Stop at the line containing "import seaborn as sns": repeat exactly every line of the entries below from the first up to it, plus that line, with pictures omitted.

===== SUPPLIED RECORDS

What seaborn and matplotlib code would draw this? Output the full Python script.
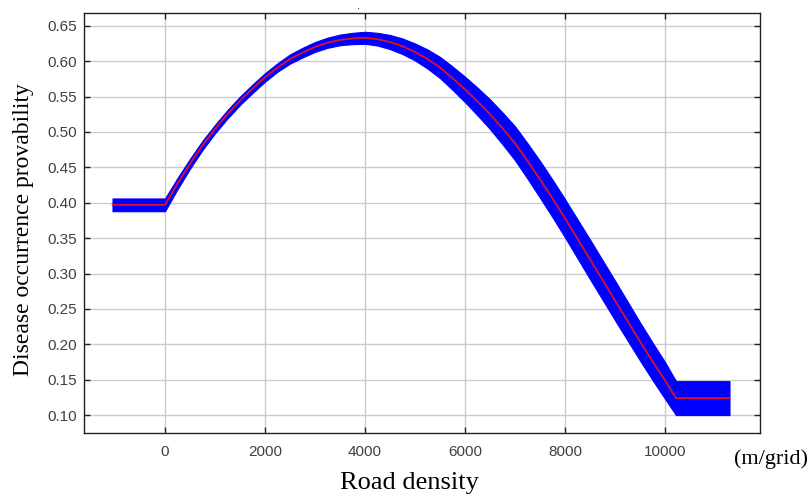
import numpy as np
import pandas as pd
import matplotlib
matplotlib.use("Agg")
import matplotlib.pyplot as plt
import seaborn as sns

# Data
road_density = [-1050, 0, 250, 500, 750, 1000, 1250, 1500, 1750, 2000, 2250,
                2500, 2750, 3000, 3250, 3500, 3750, 4000, 4250, 4500, 4750,
                5000, 5250, 5500, 5750, 6000, 6250, 6500, 6750, 7000, 7250,
                7500, 7750, 8000, 8250, 8500, 8750, 9000, 9250, 9500, 9750,
                10000, 10220, 11290]
probability = [0.397, 0.397, 0.427, 0.455, 0.481, 0.504, 0.525, 0.544, 0.561,
               0.577, 0.591, 0.603, 0.612, 0.620, 0.626, 0.630, 0.632, 0.633,
               0.631, 0.627, 0.621, 0.613, 0.603, 0.591, 0.576, 0.560, 0.543,
               0.525, 0.505, 0.484, 0.459, 0.433, 0.406, 0.378, 0.349, 0.320,
               0.291, 0.262, 0.233, 0.204, 0.176, 0.149, 0.124, 0.124]
half_width = [0.009, 0.009, 0.008, 0.007, 0.0065, 0.006, 0.006, 0.006, 0.006,
              0.006, 0.006, 0.0065, 0.0068, 0.007, 0.0072, 0.0075, 0.008,
              0.0085, 0.009, 0.010, 0.011, 0.012, 0.0135, 0.015, 0.0165,
              0.018, 0.0195, 0.021, 0.0225, 0.024, 0.025, 0.026, 0.0265,
              0.027, 0.0275, 0.028, 0.028, 0.028, 0.0275, 0.027, 0.0265,
              0.026, 0.024, 0.024]
x_ticks = [0, 2000, 4000, 6000, 8000, 10000]
y_ticks = [0.10, 0.15, 0.20, 0.25, 0.30, 0.35, 0.40, 0.45, 0.50, 0.55, 0.60, 0.65]

df = pd.DataFrame({"x": road_density, "y": probability, "hw": half_width})
df["lo"] = df["y"] - df["hw"]
df["hi"] = df["y"] + df["hw"]

sns.set_style("white")
fig = plt.figure(figsize=(8.11, 4.96), dpi=100)
ax = fig.add_axes([84 / 811, 1 - 433 / 496, (760 - 84) / 811, (433 - 13) / 496])

ax.fill_between(df["x"], df["lo"], df["hi"], color="#0000ff", linewidth=0.8,
                edgecolor="#0000ff", zorder=2)
sns.lineplot(data=df, x="x", y="y", color="#e0102a", linewidth=1.3, ax=ax,
             zorder=3, estimator=None, sort=False)

ax.set_xlim(-1620, 11900)
ax.set_ylim(0.0747, 0.668)
ax.set_xticks(x_ticks)
ax.set_yticks(y_ticks)
ax.set_xticklabels([str(t) for t in x_ticks])
ax.set_yticklabels([f"{t:.2f}" for t in y_ticks])
ax.grid(True, color="#cccccc", linewidth=1.0, zorder=0)
ax.set_axisbelow(True)
ax.tick_params(direction="in", length=4, width=1, top=True, right=True,
               bottom=True, left=True, labelsize=11, labelcolor="#404040",
               color="#222222")
ax.tick_params(axis="x", pad=9)
ax.tick_params(axis="y", pad=5)
for lab in ax.get_xticklabels() + ax.get_yticklabels():
    lab.set_fontfamily("Liberation Sans")
for s in ax.spines.values():
    s.set_color("#222222")
    s.set_linewidth(1.0)
ax.set_xlabel("")
ax.set_ylabel("")

fig.text(409 / 811, 1 - 483 / 496, "Road density", family="Liberation Serif",
         fontsize=19, ha="center", va="center", color="black")
fig.text(24 / 811, 1 - 230 / 496, "Disease occurrence provability",
         family="Liberation Serif", fontsize=17, rotation=90, ha="center",
         va="center", color="black")
fig.text(771 / 811, 1 - 459 / 496, "(m/grid)", family="Liberation Serif",
         fontsize=16, ha="center", va="center", color="black")
fig.text(358 / 811, 1 - 6 / 496, ".", family="Liberation Sans", fontsize=8,
         ha="center", va="center", color="black")

fig.savefig("out.png", dpi=100)
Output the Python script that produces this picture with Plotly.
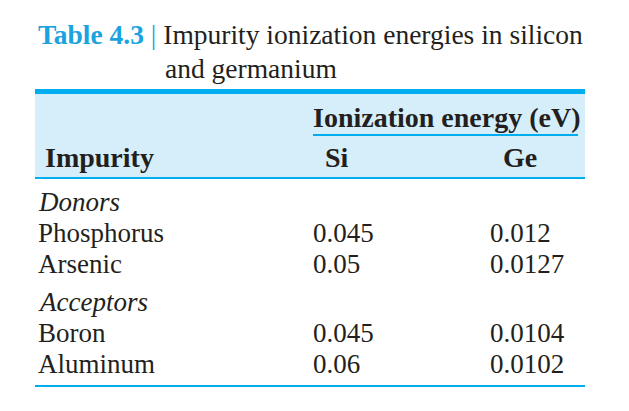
import plotly.graph_objects as go

title_label = "Table 4.3"
title_line1 = "Impurity ionization energies in silicon"
title_line2 = "and germanium"
group_header = "Ionization energy (eV)"
col_headers = ["Impurity", "Si", "Ge"]

groups = ["Donors", "Acceptors"]
impurities = [["Phosphorus", "Arsenic"], ["Boron", "Aluminum"]]
si_values = [["0.045", "0.05"], ["0.045", "0.06"]]
ge_values = [["0.012", "0.0127"], ["0.0104", "0.0102"]]

W, H = 629, 411
OFF = 8  # page body margin
BLUE = "#00AEEF"
LIGHT = "#D6EEFA"
INK = "#231F20"
FONT = "Liberation Serif, Times New Roman, Times, serif"
FS = 27

fig = go.Figure()
shapes = []
ann = []

def text(x, y, s, size=FS, anchor="left", color=INK):
    ann.append(dict(x=x, y=y, xref="x", yref="y", text=s, showarrow=False,
                    xanchor=anchor, yanchor="middle",
                    font=dict(family=FONT, size=size, color=color)))

# title
text(36, 34, f'<b><span style="color:#1BA3E0">{title_label}</span></b>'
     f'<span style="color:#1BA3E0"> | </span>{title_line1}', size=27.5)
text(163, 68, title_line2, size=27.5)

# header block
shapes.append(dict(type="rect", xref="x", yref="y", x0=35, x1=585, y0=93, y1=178,
                   fillcolor=LIGHT, line_width=0, layer="below"))
shapes.append(dict(type="rect", xref="x", yref="y", x0=35, x1=585, y0=89, y1=94,
                   fillcolor=BLUE, line_width=0))
shapes.append(dict(type="line", xref="x", yref="y", x0=35, x1=585, y0=178, y1=178,
                   line=dict(color=BLUE, width=2)))
shapes.append(dict(type="line", xref="x", yref="y", x0=313, x1=578, y0=135, y1=135,
                   line=dict(color=BLUE, width=2)))
text(311, 117, f"<b>{group_header}</b>", size=28)
text(43, 157, f"<b>{col_headers[0]}</b>", size=28)
text(337, 157, f"<b>{col_headers[1]}</b>", anchor="center", size=28)
text(520, 157, f"<b>{col_headers[2]}</b>", anchor="center", size=28)

# body
y = 202
for g, names, si, ge in zip(groups, impurities, si_values, ge_values):
    text(36, y, f"<i>{g}</i>")
    y += 31
    for n, a, b in zip(names, si, ge):
        text(36, y, n)
        text(311, y, a)
        text(488, y, b)
        y += 31
    y += 7

shapes.append(dict(type="line", xref="x", yref="y", x0=35, x1=585, y0=386, y1=386,
                   line=dict(color=BLUE, width=2)))

fig.update_layout(width=W, height=H, margin=dict(l=0, r=0, t=0, b=0),
                  paper_bgcolor="white", plot_bgcolor="white",
                  shapes=shapes, annotations=ann, showlegend=False,
                  xaxis=dict(range=[OFF, W + OFF], visible=False, fixedrange=True),
                  yaxis=dict(range=[H + OFF, OFF], visible=False, fixedrange=True))
fig.write_html("out.html")
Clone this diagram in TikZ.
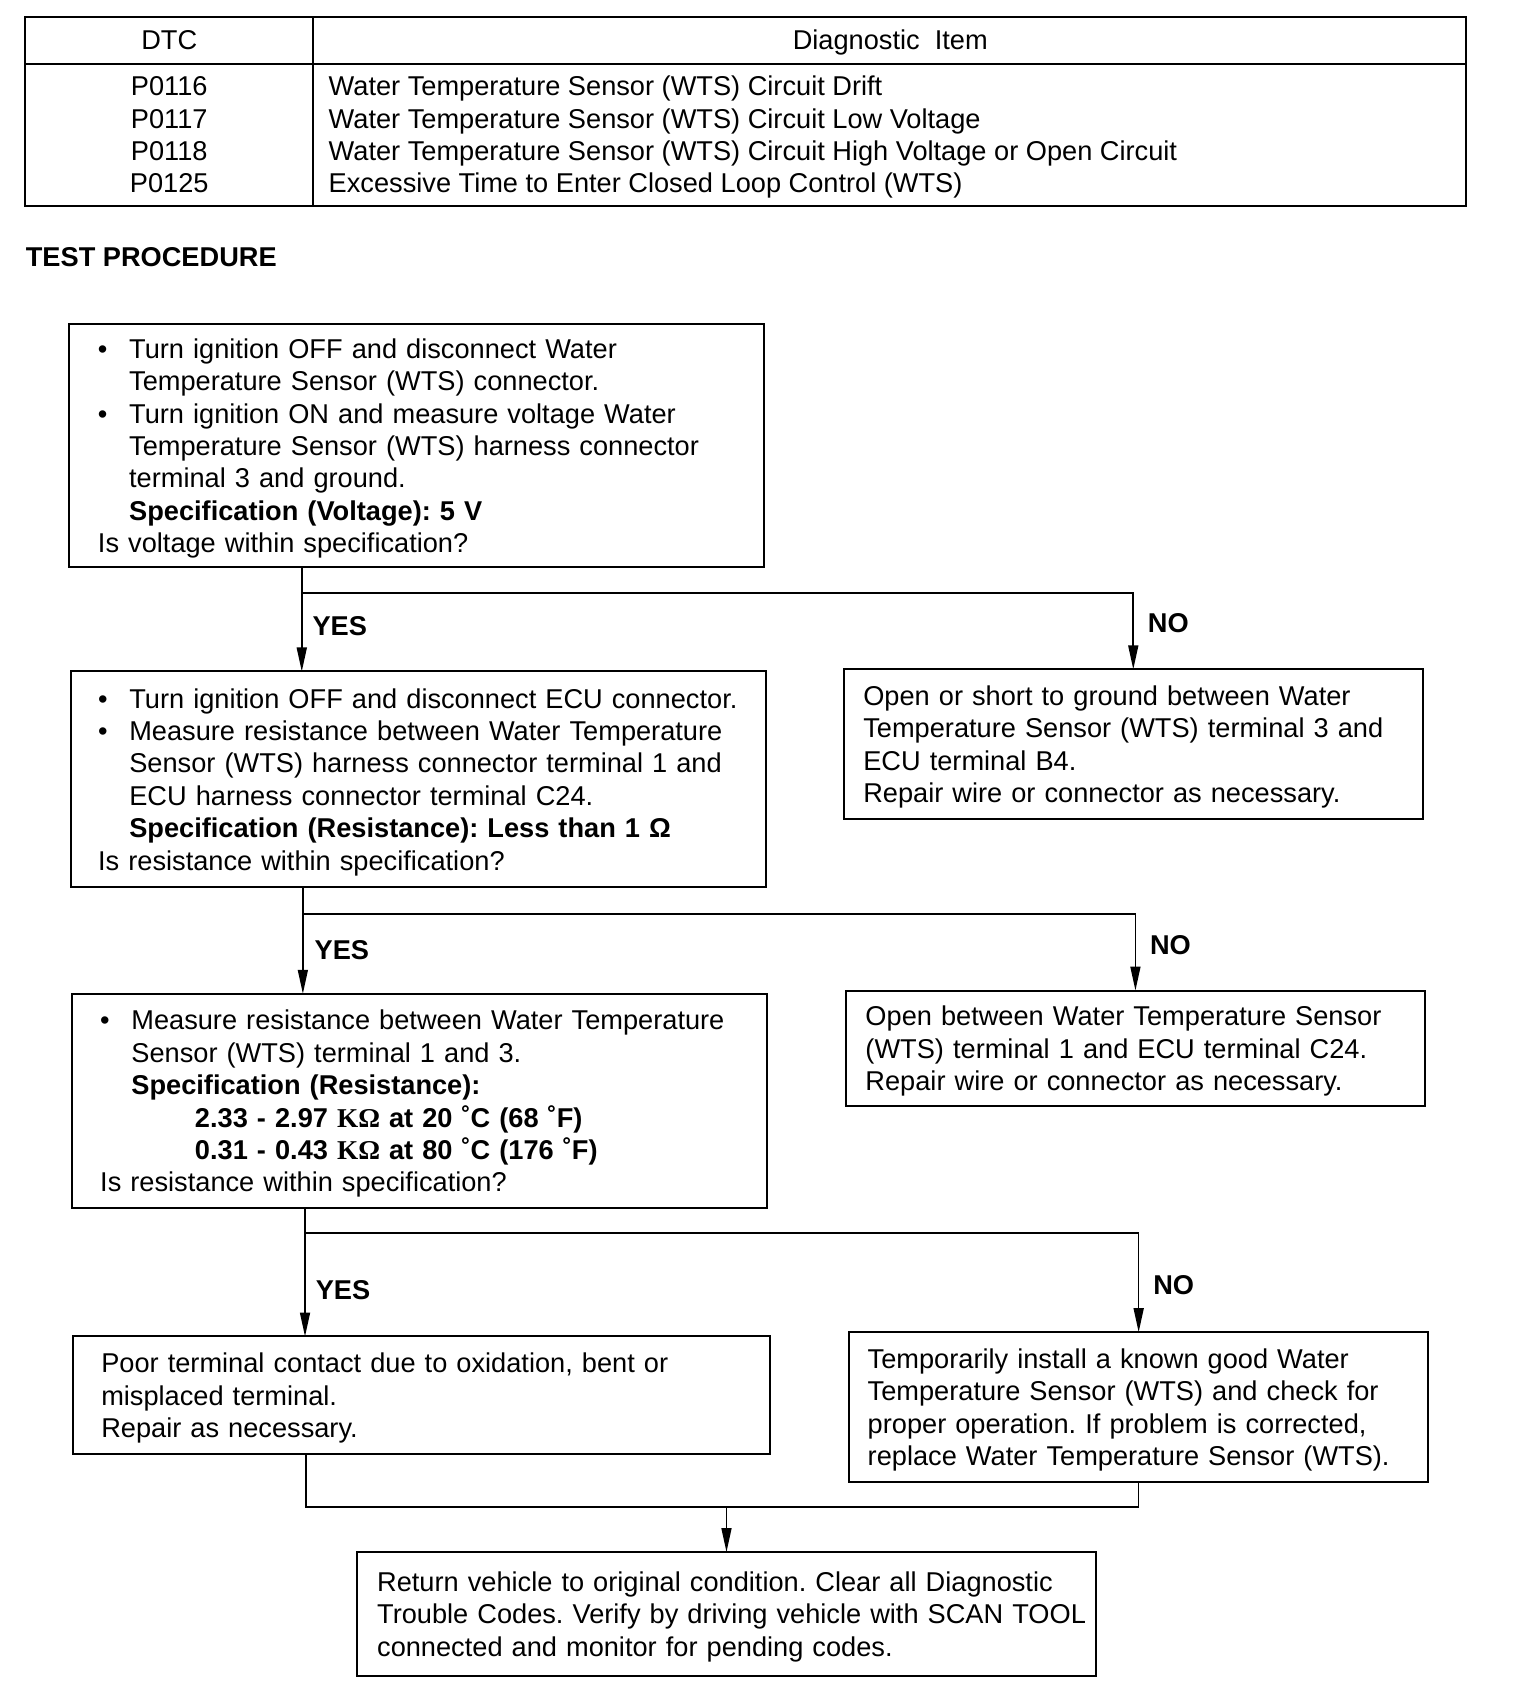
\documentclass[tikz,border=0pt]{standalone}
\usepackage{fontspec}
\setmainfont{Liberation Sans}
\newfontfamily\unitfont{Liberation Serif}
\usepackage{tikz}
\usetikzlibrary{arrows.meta}
\frenchspacing

\newcommand{\bitem}[2][15.6pt]{\hangindent=#1\hangafter=1\makebox[#1][l]{\textbullet}#2\par}
\newcommand{\lstrut}{\rule[-3.2pt]{0pt}{16.2pt}}

\begin{document}
\begin{tikzpicture}[x=0.539pt,y=-0.539pt,font=\fontsize{13.6pt}{16.2pt}\selectfont,
                    step box/.style n args={3}{draw,line width=1pt,anchor=north west,outer sep=0pt,inner xsep=2pt,inner ysep=0pt,
                      minimum width=#1,minimum height=#2,text width=#1-4pt,align=left,execute at begin node={\frenchspacing\leftskip=#3}},
                    plain text/.style={inner sep=0pt,outer sep=0pt},
                    yes no/.style={plain text,anchor=base west,font=\fontsize{13.6pt}{16.2pt}\selectfont\bfseries},
                    table line/.style={line width=1pt},
                    flow line/.style={line width=0.8pt},
                    flow arrow/.style={flow line,-{Triangle[length=12pt,width=5pt]}}]

\useasboundingbox (0,0) rectangle (1410,1568);

% DTC table
\draw [table line] (23,16) rectangle (1360,191);
\draw [table line] (23,59) -- (1360,59);
\draw [table line] (290,16) -- (290,191);
\node [plain text,anchor=base] (dtc) at (157,46) {DTC};
\node [plain text,anchor=base] (diag) at (826,46) {Diagnostic\ \ Item};
\foreach \code/\desc [count=\i] in {P0116/{Water Temperature Sensor (WTS) Circuit Drift},
                                    P0117/{Water Temperature Sensor (WTS) Circuit Low Voltage},
                                    P0118/{Water Temperature Sensor (WTS) Circuit High Voltage or Open Circuit},
                                    P0125/{Excessive Time to Enter Closed Loop Control (WTS)}}
{
\node [plain text,anchor=base] (code\i) at (157,59+30*\i) {\code};
\node [plain text,anchor=base west] (desc\i) at (305,59+30*\i) {\desc};
}

\node [plain text,anchor=base west,font=\fontsize{13.6pt}{16.2pt}\selectfont\bfseries] (title) at (24,247) {TEST PROCEDURE};

% checks on the left
\node [step box={347.7pt}{121.3pt}{12.5pt}] (q1) at (64,301) {%
\bitem{\lstrut Turn ignition OFF and disconnect Water\newline Temperature Sensor (WTS) connector.}
\bitem{Turn ignition ON and measure voltage Water\newline Temperature Sensor (WTS) harness connector\newline terminal 3 and ground.\newline \textbf{Specification (Voltage): 5 V}}
Is voltage within specification?\lstrut};

\node [step box={347.7pt}{107.8pt}{11.5pt}] (q2) at (66,623) {%
\bitem{\lstrut Turn ignition OFF and disconnect ECU connector.}
\bitem{Measure resistance between Water Temperature\newline Sensor (WTS) harness connector terminal 1 and\newline ECU harness connector terminal C24.\newline \textbf{Specification (Resistance): Less than 1 Ω}}
Is resistance within specification?\lstrut};

\node [step box={347.7pt}{107.3pt}{12pt}] (q3) at (67,922) {%
\bitem{\lstrut Measure resistance between Water Temperature\newline Sensor (WTS) terminal 1 and 3.\newline \textbf{Specification (Resistance):}\newline
\hspace*{31.8pt}\textbf{2.33 - 2.97 {\unitfont KΩ} at 20 ˚C (68 ˚F)}\newline
\hspace*{31.8pt}\textbf{0.31 - 0.43 {\unitfont KΩ} at 80 ˚C (176 ˚F)}}
Is resistance within specification?\lstrut};

\node [step box={348.2pt}{58.8pt}{12pt}] (q4) at (68,1240) {%
\lstrut Poor terminal contact due to oxidation, bent or\newline misplaced terminal.\newline Repair as necessary.\lstrut};

% NO answers on the right
\node [step box={289.4pt}{74.9pt}{7.7pt}] (a1) at (783,621) {%
\lstrut Open or short to ground between Water\newline Temperature Sensor (WTS) terminal 3 and\newline ECU terminal B4.\newline Repair wire or connector as necessary.\lstrut};

\node [step box={289.4pt}{57.7pt}{7.7pt}] (a2) at (785,919) {%
\lstrut Open between Water Temperature Sensor\newline (WTS) terminal 1 and ECU terminal C24.\newline Repair wire or connector as necessary.\lstrut};

\node [step box={289.4pt}{74.9pt}{7.2pt}] (a3) at (788,1236) {%
\lstrut Temporarily install a known good Water\newline Temperature Sensor (WTS) and check for\newline proper operation. If problem is corrected,\newline replace Water Temperature Sensor (WTS).\lstrut};

\node [step box={369.8pt}{62pt}{8.2pt}] (fin) at (331,1440) {%
\lstrut Return vehicle to original condition. Clear all Diagnostic\newline Trouble Codes. Verify by driving vehicle with SCAN TOOL\newline connected and monitor for pending codes.\lstrut};

% branches
\coordinate (split1) at (280,550);
\coordinate (split2) at (281,848);
\coordinate (split3) at (283,1144);
\coordinate (join) at (284,1398);

\draw [flow arrow] (q1.south -| split1) -- (q2.north -| split1);
\draw [flow arrow] (split1) -| (a1.north);
\draw [flow arrow] (q2.south -| split2) -- (q3.north -| split2);
\draw [flow arrow] (split2) -| (a2.north);
\draw [flow arrow] (q3.south -| split3) -- (q4.north -| split3);
\draw [flow arrow] (split3) -| (a3.north);
\draw [flow line] (q4.south -| join) -- (join) -| (a3.south);
\draw [flow arrow] (fin.north |- join) -- (fin.north);

\node [yes no] (yes1) at (290,590) {YES};
\node [yes no] (no1) at (1065,587) {NO};
\node [yes no] (yes2) at (292,890) {YES};
\node [yes no] (no2) at (1067,886) {NO};
\node [yes no] (yes3) at (293,1206) {YES};
\node [yes no] (no3) at (1070,1201) {NO};

\end{tikzpicture}
\end{document}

==========

RESULT OF THE TASK>
What seaborn and matplotlib code would draw this? Output the full Python script.
import numpy as np
import pandas as pd
import matplotlib
matplotlib.use("Agg")
import matplotlib.pyplot as plt
import seaborn as sns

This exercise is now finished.